Q: Is this technique considered ethical "white hat" SEO?
Yes, when executed correctly. The technique is based on creating genuinely better content and informing relevant site owners about it. The ethical line is crossed if you automate spammy outreach, offer payment for links, or create superficially "better" content that is actually low-value. The core principle is providing real value to both the end-reader and the linking site.
Q: What type of content format works best for the Skyscraper Technique?
Long-form, evergreen guide content ("ultimate guides," comprehensive tutorials, in-depth research reports) tends to work best because it has lasting value and is a natural link target. However, the technique can apply to other formats if they can be significantly improved:
- Listicles: Make them more exhaustive and data-rich.
- Visual Content: Transform a text-based guide into an interactive infographic or video series.

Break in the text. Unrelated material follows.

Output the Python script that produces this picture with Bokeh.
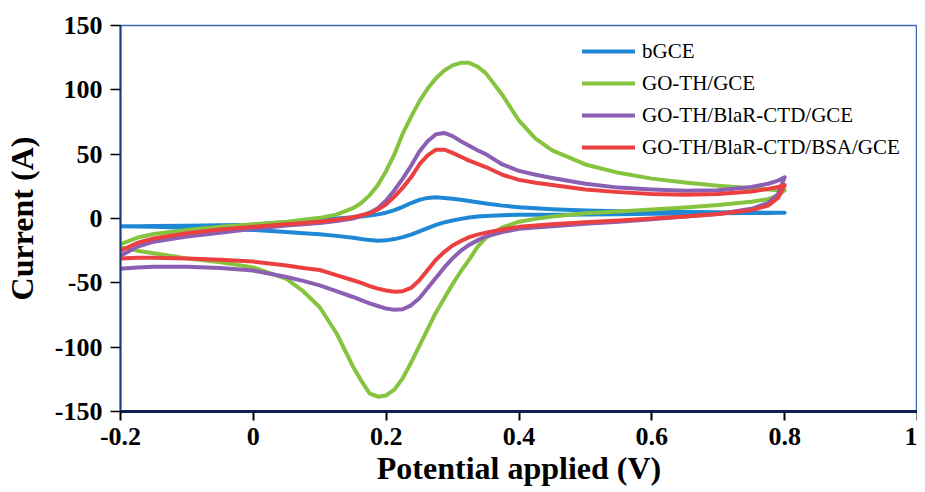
from bokeh.plotting import figure
from bokeh.models import Legend, LegendItem, FixedTicker, Range1d
from bokeh.embed import file_html
from bokeh.resources import INLINE

# Potential grid (V), shared by every branch
potential = [-0.2, -0.175, -0.15, -0.1, -0.05, 0.0, 0.05, 0.075, 0.1, 0.125, 0.15,
             0.1625, 0.175, 0.1875, 0.2, 0.2125, 0.225, 0.2375, 0.25, 0.2625, 0.275,
             0.2875, 0.3, 0.3125, 0.325, 0.3375, 0.35, 0.375, 0.4, 0.425, 0.45, 0.5, 0.55,
             0.6, 0.65, 0.7, 0.75, 0.775, 0.79, 0.8]

# Forward (anodic) and reverse (cathodic) branches, listed at the potentials above
bgce_fwd = [-6, -6, -5.8, -5.6, -5.3, -4.8, -3, -2, -1, 0, 1,
            1.6, 2.3, 3.2, 4.5, 6.5, 9, 12, 14.5, 16, 16.5,
            16, 15.3, 14.5, 13.6, 12.6, 11.7, 10, 8.8, 7.9, 7.2, 6.3, 5.7,
            5.3, 5, 4.8, 4.6, 4.5, 4.5, 4.5]
bgce_rev = [-6, -6.2, -6.5, -7.2, -8, -9, -10.5, -11.4, -12.3, -13.5, -15,
            -16, -16.8, -17.2, -17, -16, -14.5, -12.5, -10, -7.5, -5,
            -3, -1.5, -0.3, 0.8, 1.5, 2, 2.6, 3, 3, 3, 3.2, 3.4,
            3.6, 3.8, 4, 4.2, 4.3, 4.4, 4.5]

goth_fwd = [-20, -15, -12, -9, -6.5, -4.5, -2.5, -1, 0.5, 3, 8,
            12, 18, 26, 37, 50, 66, 79, 91, 101, 109,
            115, 119, 121, 121, 118, 113, 96, 76, 62, 53, 42, 35.5,
            31, 28, 25.5, 23.5, 22.5, 22, 22]
goth_rev = [-22, -25, -27, -31, -34, -38, -47, -56.5, -69, -89, -115,
            -126, -136, -138.5, -137.5, -133, -124, -112, -99, -86, -73,
            -62, -51, -41, -32, -22, -15, -7, -2.5, -0.3, 1.5, 4, 5.5,
            7, 8.5, 10.5, 13, 15, 18, 22]

blar_fwd = [-29, -22, -18, -14, -11, -8, -5.5, -4.5, -3.5, -2, 0,
            2, 4.5, 8, 14, 22, 31, 41, 52, 60, 65.5,
            66.5, 64, 60, 56.5, 53, 50, 42, 37, 34, 31.5, 27, 24,
            22.5, 21.5, 22, 24.5, 27, 29.5, 32]
blar_rev = [-39, -38, -37.5, -37.5, -38.5, -40.5, -45.5, -48.5, -52, -56.5, -61,
            -63.5, -66, -68, -70, -71, -70.5, -67.5, -62, -54, -46,
            -38, -31, -25, -20.5, -17, -14, -10.5, -8, -7, -6, -4, -2.5,
            -0.5, 1.5, 3.5, 7.5, 12, 19, 32]

bsa_fwd = [-25, -19, -15.5, -11.5, -8.5, -6.5, -4.5, -3.5, -2.5, -1, 1,
           2.5, 4, 7, 11, 17, 24, 32, 42, 49, 53.5,
           53.5, 51, 48, 45, 42.5, 40, 34, 30, 27.8, 26, 22.5, 20.5,
           19, 18.5, 19, 21, 23, 24.5, 26]
bsa_rev = [-31, -30.5, -30.5, -31, -32, -33.5, -36.5, -38.5, -40, -44, -48,
           -50, -52.5, -54.5, -56, -57, -56.5, -54, -48, -40, -32,
           -26, -21, -17.5, -14.5, -12.5, -11, -8.5, -6.5, -5.5, -4.5, -3, -1.5,
           0, 1.5, 3.5, 6.5, 10, 16, 26]

series_names = ["bGCE", "GO-TH/GCE", "GO-TH/BlaR-CTD/GCE", "GO-TH/BlaR-CTD/BSA/GCE"]
series_colors = ["#1f88d4", "#86c440", "#8b5fb3", "#ec4040"]
x_ticks = [-0.2, 0, 0.2, 0.4, 0.6, 0.8, 1]
x_tick_labels = ["-0.2", "0", "0.2", "0.4", "0.6", "0.8", "1"]
y_ticks = [-150, -100, -50, 0, 50, 100, 150]
y_tick_labels = ["-150", "-100", "-50", "0", "50", "100", "150"]

p = figure(width=917, height=488, output_backend="svg", toolbar_location=None,
           x_range=Range1d(-0.2, 1.0), y_range=Range1d(-150, 150),
           min_border_left=120, min_border_right=0, min_border_top=25,
           background_fill_color="white", border_fill_color="white")

p.xgrid.visible = False
p.ygrid.visible = False
p.outline_line_color = "#4068b2"
p.outline_line_width = 1.5

serif = "Liberation Serif"
for ax in (p.xaxis[0], p.yaxis[0]):
    ax.major_label_text_font = serif
    ax.major_label_text_font_style = "bold"
    ax.major_label_text_font_size = "26px"
    ax.major_label_text_color = "black"
    ax.axis_label_text_font = serif
    ax.axis_label_text_font_style = "bold"
    ax.axis_label_text_font_size = "32px"
    ax.axis_label_text_color = "black"
    ax.major_tick_in = 0
    ax.major_tick_line_color = "black"
    ax.minor_tick_line_color = None

p.xaxis.ticker = FixedTicker(ticks=x_ticks)
p.xaxis.major_label_overrides = dict(zip(x_ticks, x_tick_labels))
p.yaxis.ticker = FixedTicker(ticks=y_ticks)
p.yaxis.major_label_overrides = dict(zip(y_ticks, y_tick_labels))

p.xaxis.axis_label = "Potential applied (V)"
p.yaxis.axis_label = "Current (A)"
p.xaxis.axis_line_color = "#0e2352"
p.xaxis.axis_line_width = 3
p.xaxis.major_tick_out = 9
p.xaxis.major_tick_line_width = 2
p.xaxis.major_label_standoff = 7
p.xaxis.axis_label_standoff = 2
p.yaxis.axis_line_color = "#1b3c82"
p.yaxis.axis_line_width = 2
p.yaxis.major_tick_out = 10
p.yaxis.major_tick_line_width = 1.5
p.yaxis.major_label_standoff = 8
p.yaxis.axis_label_standoff = 12

branches = [(bgce_fwd, bgce_rev), (goth_fwd, goth_rev),
            (blar_fwd, blar_rev), (bsa_fwd, bsa_rev)]
loop_x = potential + potential[::-1]
renderers = []
for (fwd, rev), color in zip(branches, series_colors):
    r = p.line(loop_x, fwd + rev[::-1], line_color=color, line_width=4,
               line_join="round", line_cap="round")
    renderers.append(r)

legend = Legend(items=[LegendItem(label=n, renderers=[r]) for n, r in zip(series_names, renderers)],
                location=(462, 250), orientation="vertical",
                border_line_color=None, background_fill_alpha=0,
                padding=0, margin=0, spacing=4,
                glyph_width=53, glyph_height=28, label_height=28, label_standoff=7,
                label_text_font=serif, label_text_font_size="21px",
                label_text_color="black")
p.add_layout(legend)

open("out.html", "w").write(file_html(p, INLINE))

- Tools/Calculators: Build a more feature-rich or user-friendly version of an existing tool.
Q: How do we measure the success of a campaign?
Success should be measured by a combination of leading and lagging indicators, not just one metric. Track these key performance indicators:
- Primary: Number of high-quality, relevant backlinks earned.
- Primary: Improvement in target keyword rankings (e.g., moving from page 2 to page 1).
- Secondary: Increase in organic traffic to the target page.
- Secondary: Outreach performance metrics (response rate, conversion rate to a link).
Q: What if our outreach emails get no replies?
Low reply rates typically indicate a problem with your prospect list quality, your email subject line, or your message's value proposition. Fix this by:
- Re-filtering your list for more relevant prospects.
- A/B testing different subject lines focused on usefulness.
- Having a colleague review your email copy to ensure it's genuinely helpful and not self-promotional.